● To do:
Repeat, exactly as written, every line from the one holding "Emit a component" through the one holding "const yTickDecimals = 5;". Leave out all other lines.

● Dataset:
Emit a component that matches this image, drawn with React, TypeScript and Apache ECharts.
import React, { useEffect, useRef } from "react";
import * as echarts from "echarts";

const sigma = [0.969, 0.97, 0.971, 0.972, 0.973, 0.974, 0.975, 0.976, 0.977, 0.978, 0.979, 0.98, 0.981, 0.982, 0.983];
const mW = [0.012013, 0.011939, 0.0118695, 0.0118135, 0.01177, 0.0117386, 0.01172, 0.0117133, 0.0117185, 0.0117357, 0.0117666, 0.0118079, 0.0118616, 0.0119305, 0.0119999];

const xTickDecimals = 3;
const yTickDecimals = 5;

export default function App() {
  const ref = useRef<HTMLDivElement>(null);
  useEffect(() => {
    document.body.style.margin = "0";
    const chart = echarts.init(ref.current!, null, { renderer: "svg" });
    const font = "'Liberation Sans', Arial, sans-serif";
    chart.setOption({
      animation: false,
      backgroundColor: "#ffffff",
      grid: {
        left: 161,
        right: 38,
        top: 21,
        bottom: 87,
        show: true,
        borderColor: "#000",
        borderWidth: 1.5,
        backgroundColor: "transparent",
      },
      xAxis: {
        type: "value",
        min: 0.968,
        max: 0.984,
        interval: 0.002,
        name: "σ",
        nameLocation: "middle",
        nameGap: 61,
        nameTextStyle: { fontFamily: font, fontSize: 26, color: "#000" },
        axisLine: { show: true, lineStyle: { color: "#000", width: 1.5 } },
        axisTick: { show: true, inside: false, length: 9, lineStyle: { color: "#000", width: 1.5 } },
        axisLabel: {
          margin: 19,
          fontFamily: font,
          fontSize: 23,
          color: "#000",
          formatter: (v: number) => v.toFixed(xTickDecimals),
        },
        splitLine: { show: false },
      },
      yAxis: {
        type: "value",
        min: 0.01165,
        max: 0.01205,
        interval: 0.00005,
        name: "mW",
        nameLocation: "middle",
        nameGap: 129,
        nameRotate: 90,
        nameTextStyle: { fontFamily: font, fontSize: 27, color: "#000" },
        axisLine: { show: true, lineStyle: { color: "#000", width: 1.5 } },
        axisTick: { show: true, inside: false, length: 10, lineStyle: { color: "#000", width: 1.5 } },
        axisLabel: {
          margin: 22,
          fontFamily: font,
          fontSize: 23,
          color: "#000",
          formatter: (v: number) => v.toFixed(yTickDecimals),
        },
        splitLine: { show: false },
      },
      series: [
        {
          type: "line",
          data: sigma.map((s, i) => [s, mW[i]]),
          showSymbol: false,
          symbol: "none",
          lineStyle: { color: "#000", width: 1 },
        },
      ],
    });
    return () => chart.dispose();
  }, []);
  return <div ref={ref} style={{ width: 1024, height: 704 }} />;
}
--
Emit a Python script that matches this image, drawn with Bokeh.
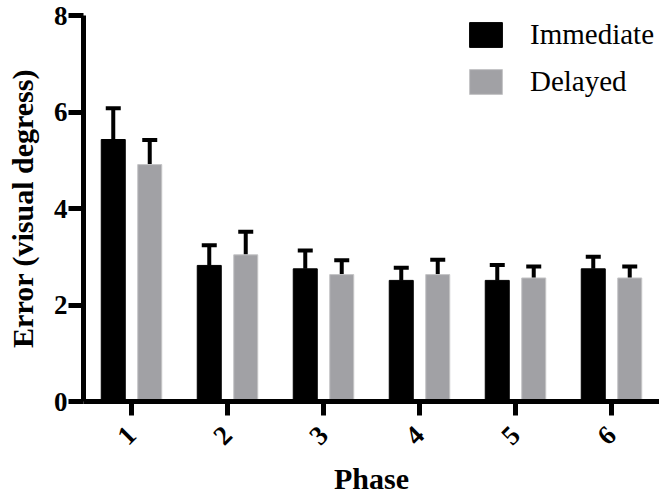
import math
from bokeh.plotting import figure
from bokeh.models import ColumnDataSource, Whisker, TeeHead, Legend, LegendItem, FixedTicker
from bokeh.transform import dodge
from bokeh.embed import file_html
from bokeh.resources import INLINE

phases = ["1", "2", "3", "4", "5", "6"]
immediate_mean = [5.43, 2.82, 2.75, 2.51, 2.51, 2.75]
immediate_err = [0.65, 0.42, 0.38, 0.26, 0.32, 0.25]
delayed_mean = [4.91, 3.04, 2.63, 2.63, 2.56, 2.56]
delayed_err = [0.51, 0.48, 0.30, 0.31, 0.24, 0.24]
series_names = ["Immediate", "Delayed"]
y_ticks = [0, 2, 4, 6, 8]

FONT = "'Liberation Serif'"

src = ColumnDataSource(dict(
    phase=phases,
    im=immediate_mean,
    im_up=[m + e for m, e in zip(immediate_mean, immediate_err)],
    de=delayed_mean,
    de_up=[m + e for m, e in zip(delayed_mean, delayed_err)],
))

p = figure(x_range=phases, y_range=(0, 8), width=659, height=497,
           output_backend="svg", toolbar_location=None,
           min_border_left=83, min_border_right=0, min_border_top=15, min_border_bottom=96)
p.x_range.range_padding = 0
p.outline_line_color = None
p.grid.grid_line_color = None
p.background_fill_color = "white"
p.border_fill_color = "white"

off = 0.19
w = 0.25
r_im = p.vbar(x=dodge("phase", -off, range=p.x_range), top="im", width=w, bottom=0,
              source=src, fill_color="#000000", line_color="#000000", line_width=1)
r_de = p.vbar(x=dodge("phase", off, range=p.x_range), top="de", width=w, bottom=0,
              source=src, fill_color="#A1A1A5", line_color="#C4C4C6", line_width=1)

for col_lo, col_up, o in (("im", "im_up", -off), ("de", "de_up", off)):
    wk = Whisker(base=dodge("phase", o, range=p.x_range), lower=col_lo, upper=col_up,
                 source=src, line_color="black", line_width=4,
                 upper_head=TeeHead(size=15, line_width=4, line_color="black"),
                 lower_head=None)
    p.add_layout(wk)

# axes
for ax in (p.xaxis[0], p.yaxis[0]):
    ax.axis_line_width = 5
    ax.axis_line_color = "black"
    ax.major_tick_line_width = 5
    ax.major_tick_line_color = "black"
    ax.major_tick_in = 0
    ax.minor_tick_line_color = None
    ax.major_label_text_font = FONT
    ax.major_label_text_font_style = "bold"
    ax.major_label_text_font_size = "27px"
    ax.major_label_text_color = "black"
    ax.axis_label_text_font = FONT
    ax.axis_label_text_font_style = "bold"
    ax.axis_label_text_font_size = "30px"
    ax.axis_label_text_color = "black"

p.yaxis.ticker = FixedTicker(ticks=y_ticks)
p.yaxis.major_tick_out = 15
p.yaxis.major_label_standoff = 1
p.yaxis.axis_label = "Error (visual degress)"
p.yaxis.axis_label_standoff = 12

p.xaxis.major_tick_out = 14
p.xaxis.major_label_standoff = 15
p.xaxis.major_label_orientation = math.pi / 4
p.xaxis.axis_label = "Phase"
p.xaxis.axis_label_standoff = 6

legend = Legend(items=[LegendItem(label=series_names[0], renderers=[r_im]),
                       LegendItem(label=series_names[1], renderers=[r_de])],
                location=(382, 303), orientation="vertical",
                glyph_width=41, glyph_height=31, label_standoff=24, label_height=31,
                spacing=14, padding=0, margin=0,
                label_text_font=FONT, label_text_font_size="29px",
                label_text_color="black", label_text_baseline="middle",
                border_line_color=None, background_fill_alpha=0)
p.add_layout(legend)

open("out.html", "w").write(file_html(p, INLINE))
--
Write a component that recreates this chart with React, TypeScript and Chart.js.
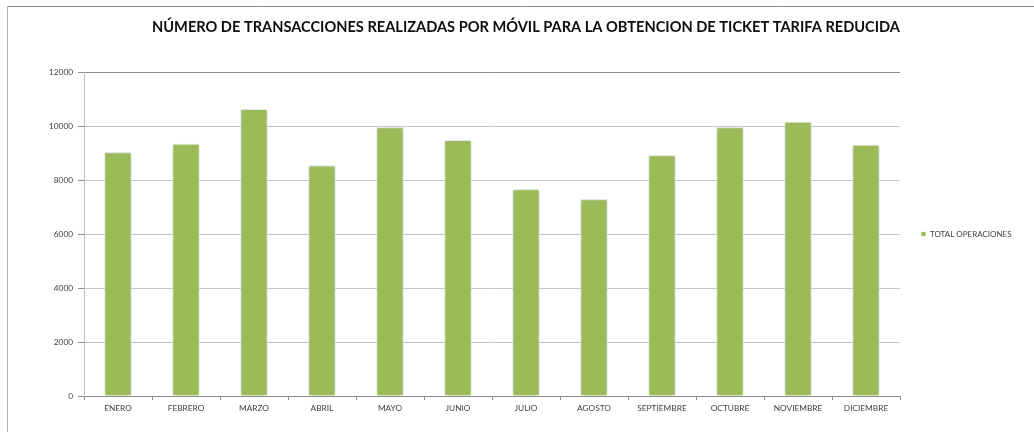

● Exercise output:
Emit a component that matches this image, drawn with React, TypeScript and Apache ECharts.
import React, { useEffect, useRef } from "react";
import * as echarts from "echarts";

const sigma = [0.969, 0.97, 0.971, 0.972, 0.973, 0.974, 0.975, 0.976, 0.977, 0.978, 0.979, 0.98, 0.981, 0.982, 0.983];
const mW = [0.012013, 0.011939, 0.0118695, 0.0118135, 0.01177, 0.0117386, 0.01172, 0.0117133, 0.0117185, 0.0117357, 0.0117666, 0.0118079, 0.0118616, 0.0119305, 0.0119999];

const xTickDecimals = 3;
const yTickDecimals = 5;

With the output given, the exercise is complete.